Anyway, even if they were doing it to prove a point, there’s a big difference between the NT authors proving the point that Jesus is a new part of God’s story He was telling all along, and Christians today who try to use fragments to prove that what God wants for them happily coincides with they wanted anyway. (See, I can rant too :))
Comment by: julie
19I’ve always been bugged by the test for the unfaithful wife in numbers 5 - seems like weird magic to me. Also as a handicapped person, the requirement for the priests of Isreal to be physically perfect seems wrong - why would God allow someone to be handicapped but not let them serve Him?
Comment by: Winn
20Ir,
Maybe you should read Hays. “…Christians today who try to use fragments to prove that what God wants for them happily coincides with they wanted anyway.” Deception is easy to come by. It would be helpful if Christians would just learn to think on their own instead of being so gullible. The church has done more to expedite the latter and somewhat of a poor job at doing the former.
Somewhere I read that the average reading age is somewhere between 6th and 8th grade. I think that the average Scripture reading age is much lower. Here’s the scary part, say the average Scripture reading age for a follower of Jesus is that of a 4th grader. It would follow that that person would be making decisions about her or his life from a biblical perspective would be like a ten year old makes decisions, and that with just fragments (Bible bits) glued together our of thin air. No wonder followers of Jesus are often messed up and gravitate to “popular theology,” which has little to no merit and is aimed at those who will follow and not question what they are being sold. Of course, I’m not pointing any of this toward you, Ir, it’s just a continuation of my earlier rant.
Comment by: seeker
21I think the scripture about Elijah chopping the prophets of baal to bits with a sword is disturbing. Why can’t we do that today? Why isn’t judaism just as brutal as islam? Sometimes it’s scriptures seem just as violent.
Comment by: Ir
22Thanks, Winn. I assumed your rants weren’t directed at me personally :)
seeker, those are good questions. I think Islam is the most violent (at least some sects of it) because it overtly sanctions violence in a way that Judaism doesn’t. At least in some sects of Islam - such as the 9/11 terrorists were in, as best I understand - God rewards those who destroy ‘infidels’. I don’t think Judaism has anything equivalent to those teachings.

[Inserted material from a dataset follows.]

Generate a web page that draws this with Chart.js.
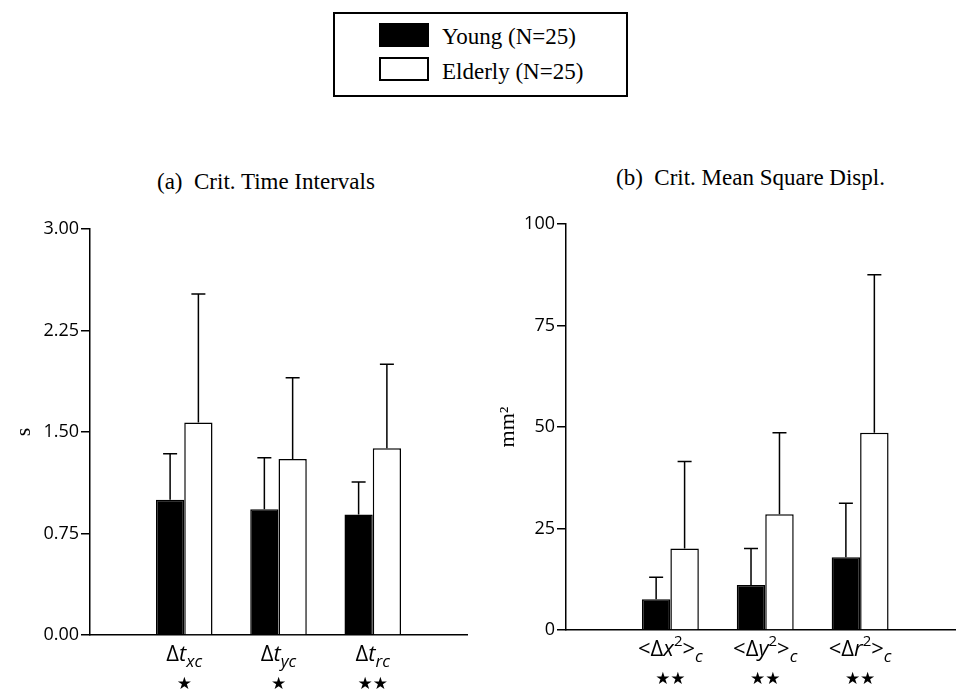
<!DOCTYPE html>
<html>
<head>
<meta charset="utf-8">
<script src="https://cdn.jsdelivr.net/npm/chart.js@4.4.1/dist/chart.umd.min.js"></script>
<style>
  body { margin: 0; background: #fff; }
  #page { position: relative; width: 958px; height: 693px; overflow: hidden; }
  canvas { position: absolute; top: 0; }
  .title { position: absolute; font: 23px "Liberation Serif", "Times New Roman", serif; line-height: 23px; white-space: pre; color: #000; }
  #legend { position: absolute; left: 333px; top: 12px; width: 295px; height: 85px; box-sizing: border-box; border: 2px solid #000; }
  .sw { position: absolute; left: 44px; width: 50px; height: 24px; box-sizing: border-box; border: 2px solid #000; }
  .lt { position: absolute; left: 107px; font: 23px "Liberation Serif", "Times New Roman", serif; line-height: 24px; white-space: pre; }
</style>
</head>
<body>
<div id="page">
  <div id="legend"></div>
  <div class="title" id="title-a" style="left:157px; top:170px;"></div>
  <div class="title" id="title-b" style="left:616px; top:166px;"></div>
  <canvas id="chartA" width="480" height="693" style="left:0;"></canvas>
  <canvas id="chartB" width="478" height="693" style="left:480px;"></canvas>
</div>
<script>
// series
const seriesNames = ['Young (N=25)', 'Elderly (N=25)'];
const seriesColors = ['#000000', '#ffffff'];

// (a) critical time intervals, s
const titleA = '(a)  Crit. Time Intervals';
const positionsA = [1, 2, 3];
const categoriesA = [
  [['Δ', 'n'], ['t', 'i'], ['xc', 'sub']],
  [['Δ', 'n'], ['t', 'i'], ['yc', 'sub']],
  [['Δ', 'n'], ['t', 'i'], ['rc', 'sub']]
];
const starsA = ['★', '★', '★★'];
const youngA = [1.00, 0.93, 0.89];
const youngErrA = [0.34, 0.38, 0.24];
const elderlyA = [1.57, 1.30, 1.38];
const elderlyErrA = [0.95, 0.60, 0.62];
const yTicksA = [0, 0.75, 1.5, 2.25, 3];

// (b) critical mean square displacement, mm2
const titleB = '(b)  Crit. Mean Square Displ.';
const positionsB = [1, 2, 3];
const categoriesB = [
  [['<Δ', 'n'], ['x', 'i'], ['2', 'sup'], ['>', 'n'], ['c', 'sub']],
  [['<Δ', 'n'], ['y', 'i'], ['2', 'sup'], ['>', 'n'], ['c', 'sub']],
  [['<Δ', 'n'], ['r', 'i'], ['2', 'sup'], ['>', 'n'], ['c', 'sub']]
];
const starsB = ['★★', '★★', '★★'];
const youngB = [7.6, 11.1, 17.9];
const youngErrB = [5.4, 9.0, 13.3];
const elderlyB = [20.1, 28.5, 48.6];
const elderlyErrB = [21.4, 20.1, 38.9];
const yTicksB = [0, 25, 50, 75, 100];

const SERIF = '"Liberation Serif", "Times New Roman", serif';
const SANS = '"Open Sans", "DejaVu Sans", sans-serif';

// legend + titles
document.getElementById('title-a').textContent = titleA;
document.getElementById('title-b').textContent = titleB;
const legend = document.getElementById('legend');
seriesNames.forEach((name, i) => {
  const sw = document.createElement('div');
  sw.className = 'sw';
  sw.style.top = (i === 0 ? 9 : 43) + 'px';
  sw.style.background = seriesColors[i];
  legend.appendChild(sw);
  const t = document.createElement('div');
  t.className = 'lt';
  t.style.top = (i === 0 ? 11 : 46) + 'px';
  t.textContent = name;
  legend.appendChild(t);
});

// upper error bars
const errorBars = {
  id: 'errorBars',
  afterDatasetsDraw(chart) {
    const ctx = chart.ctx;
    const ys = chart.scales.y;
    ctx.save();
    ctx.strokeStyle = '#000';
    ctx.lineWidth = 1.5;
    chart.data.datasets.forEach((ds, di) => {
      chart.getDatasetMeta(di).data.forEach((bar, i) => {
        const top = ys.getPixelForValue(ds.data[i].y + ds.err[i]);
        ctx.beginPath();
        ctx.moveTo(bar.x, bar.y);
        ctx.lineTo(bar.x, top);
        ctx.moveTo(bar.x - 7, top);
        ctx.lineTo(bar.x + 7, top);
        ctx.stroke();
      });
    });
    ctx.restore();
  }
};

// category labels with sub/superscripts and significance stars
function segFont(style) {
  if (style === 'i') return 'italic 22px ' + SANS;
  if (style === 'sub') return 'italic 17px ' + SANS;
  if (style === 'sup') return '15px ' + SANS;
  return '22px ' + SANS;
}
const richLabels = {
  id: 'richLabels',
  afterDraw(chart, args, opts) {
    const ctx = chart.ctx;
    const xs = chart.scales.x;
    const base = chart.chartArea.bottom + 26;
    ctx.save();
    ctx.fillStyle = '#000';
    ctx.textBaseline = 'alphabetic';
    opts.labels.forEach((segs, i) => {
      const cx = xs.getPixelForValue(opts.positions[i]);
      let w = 0;
      segs.forEach(([txt, st]) => { ctx.font = segFont(st); w += ctx.measureText(txt).width; });
      let x = cx - w / 2;
      ctx.textAlign = 'left';
      segs.forEach(([txt, st]) => {
        ctx.font = segFont(st);
        const dy = st === 'sub' ? 6 : (st === 'sup' ? -10 : 0);
        ctx.fillText(txt, x, base + dy);
        x += ctx.measureText(txt).width;
      });
      ctx.font = '17px "DejaVu Sans", sans-serif';
      ctx.textAlign = 'center';
      ctx.textBaseline = 'middle';
      ctx.fillText(opts.stars[i], cx, chart.chartArea.bottom + 50);
      ctx.textBaseline = 'alphabetic';
    });
    ctx.restore();
  }
};

function makeChart(id, cfg) {
  const bars = (vals, errs, k) => ({
    label: seriesNames[k],
    data: vals.map((v, i) => ({ x: cfg.positions[i], y: v })),
    err: errs,
    backgroundColor: seriesColors[k],
    borderColor: '#000',
    borderWidth: 1.5,
    borderSkipped: 'bottom',
    categoryPercentage: 0.6,
    barPercentage: 1.0
  });
  return new Chart(document.getElementById(id), {
    type: 'bar',
    data: {
      datasets: [
        bars(cfg.young, cfg.youngErr, 0),
        bars(cfg.elderly, cfg.elderlyErr, 1)
      ]
    },
    plugins: [errorBars, richLabels],
    options: {
      responsive: false,
      animation: false,
      devicePixelRatio: 1,
      layout: { padding: cfg.padding },
      plugins: {
        legend: { display: false },
        tooltip: { enabled: false },
        richLabels: { labels: cfg.labels, stars: cfg.stars, positions: cfg.positions }
      },
      scales: {
        x: {
          type: 'linear',
          min: cfg.xMin,
          max: 4,
          offset: false,
          grid: { display: false, offset: false },
          border: { display: true, color: '#000', width: 1.5 },
          ticks: { display: false },
          afterBuildTicks: s => { s.ticks = cfg.positions.map(v => ({ value: v })); },
          afterFit: s => { s.height = 0; }
        },
        y: {
          min: cfg.yTicks[0],
          max: cfg.yTicks[cfg.yTicks.length - 1],
          afterBuildTicks: s => { s.ticks = cfg.yTicks.map(v => ({ value: v })); },
          afterFit: s => { s.width = cfg.axisWidth; },
          grid: { display: true, drawOnChartArea: false, color: '#000', lineWidth: 1.5, tickLength: 9 },
          border: { display: true, color: '#000', width: 1.5 },
          ticks: {
            color: '#000',
            padding: 2,
            font: { family: SANS, size: 18 },
            callback: v => cfg.fmt(v)
          },
          title: {
            display: true,
            text: cfg.yTitle,
            color: '#000',
            font: { family: SERIF, size: 22 },
            padding: { top: cfg.titlePad, bottom: 0 }
          }
        }
      }
    }
  });
}

makeChart('chartA', {
  positions: positionsA, labels: categoriesA, stars: starsA,
  young: youngA, youngErr: youngErrA, elderly: elderlyA, elderlyErr: elderlyErrA,
  yTicks: yTicksA, fmt: v => v.toFixed(2), yTitle: 's', titlePad: 11,
  xMin: 0, axisWidth: 90,
  padding: { left: 0, right: 13, top: 229, bottom: 58 }
});

makeChart('chartB', {
  positions: positionsB, labels: categoriesB, stars: starsB,
  young: youngB, youngErr: youngErrB, elderly: elderlyB, elderlyErr: elderlyErrB,
  yTicks: yTicksB, fmt: v => String(v), yTitle: 'mm²', titlePad: 15,
  xMin: -0.1, axisWidth: 86,
  padding: { left: 0, right: 3, top: 224, bottom: 63 }
});
</script>
</body>
</html>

I’ve heard Islam defended as a peaceful religion and perhaps it is in some of its manifestations.
Comment by: Bruce Lofland
23I would not be so quick to point to Islam as being the most violent. We have hate groups in the USA that claim to be Christian (e.g. Fred Phelps). I think you will have extremists in any religion that is big enough.
Comment by: Ir
24I agree about extremists, but I still thought I’d read/heard that the principles of Islam (some sects at least) actively encourage violence whereas the principles of Christianity don’t.
However, I am open to correction; perhaps what I’ve heard is second-hand information from people who aren’t of the Islamic faith - and I have observed that what people who don’t belong to a group claim about that group is often over-simplified and distorted.
Comment by: Texan
25I think that is a true statement Ir.